Oh Emily, she wrote:
“Why do I love” You, Sir?
The Wind does not require the Grass
To answer—Wherefore when He pass
She cannot keep Her place.
I cannot keep my place, I cannot keep your pace. You have years; I still have heart and I’m young enough to be proud of it. I would not replace it with this writ for all the world.
I just want everything to hurt less, and not all at once. It wanes gradually now, and then I feel the fatigue inside of me like a flame that eats me wholly hungrily angrily.
Is this the ‘jaded’ definition? When I feel that itch I want not to feel it, and when I cannot feel I want to feel anything, as I fear the numbness more than feeling.
And I’ve been crying out for help for my whole life and I’ve hung from balconies, jumped out onto motorways, screamed in parks and crept to the edges of rooftops when no one would listen to the sound of me breaking from the inside out.
Soon you will lose me you will lose me you will lose me, not even blindness will save me.

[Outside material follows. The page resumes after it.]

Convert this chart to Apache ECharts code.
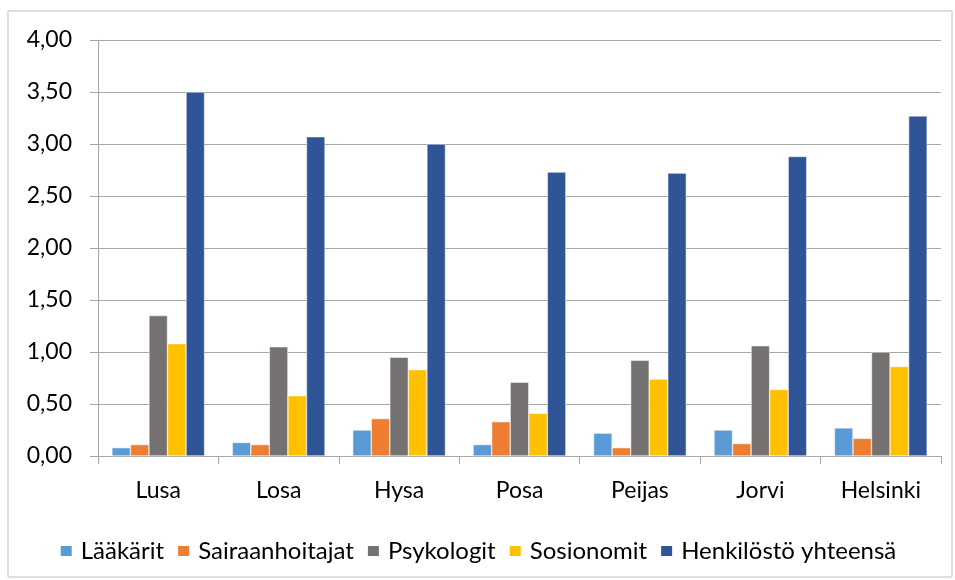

I can scent the end as surely as your morning shower, for it is chemical and unromantic and a vision to behold for the blind behind your blackout.
What will it be, asks the dew of the tree. Will it be lightning, asks the dew. Will it be death by dearth? I know not, replies the tree. I know not why I crackle in this breeze. I know not why I shiver in the sun. I know not how I know that I am broken. Who has told me, who? asks the tree of the dew. Was it you?
There is no reply, the dew being swept like sleep from an eye under the sunshine.
It is morning. I am broken.
September 21, 2010 § Leave a comment
Once upon a time, in a far-off land, lived a fairy queen. And damn she was happy about being queen. Being queen was everything. And she lived alone and she was happy and she was queen.
Once upon another time, this son-of-a-sawn-off entered a kingdom. She was still alone and yet his presence meant that her aloneness had taken on another meaning. And this angered her.
And so she climbed the highest tree in the far-off land, and she waved her aloneness away with her embroidered Etsy-purchased twee hankerchief.
And that was about it. She never told the son-of-a-sawn-off that she wanted to spend the rest of her life living with him in a queen-size bed, and never leave, and be fed through tubes if she had to, and bounce on the bed if exercise was a must.
She never told that son-of-a-sawn-off because she, in her queen-of-hearts, did not believe that this son would take her hand, and lead her down to the garden, and say nothing, and mean everything.
It’s when you speak that I am frightened, you see. It scares me. I am not brave. I am born this instant, dreadfully, and with a hunger. Reach.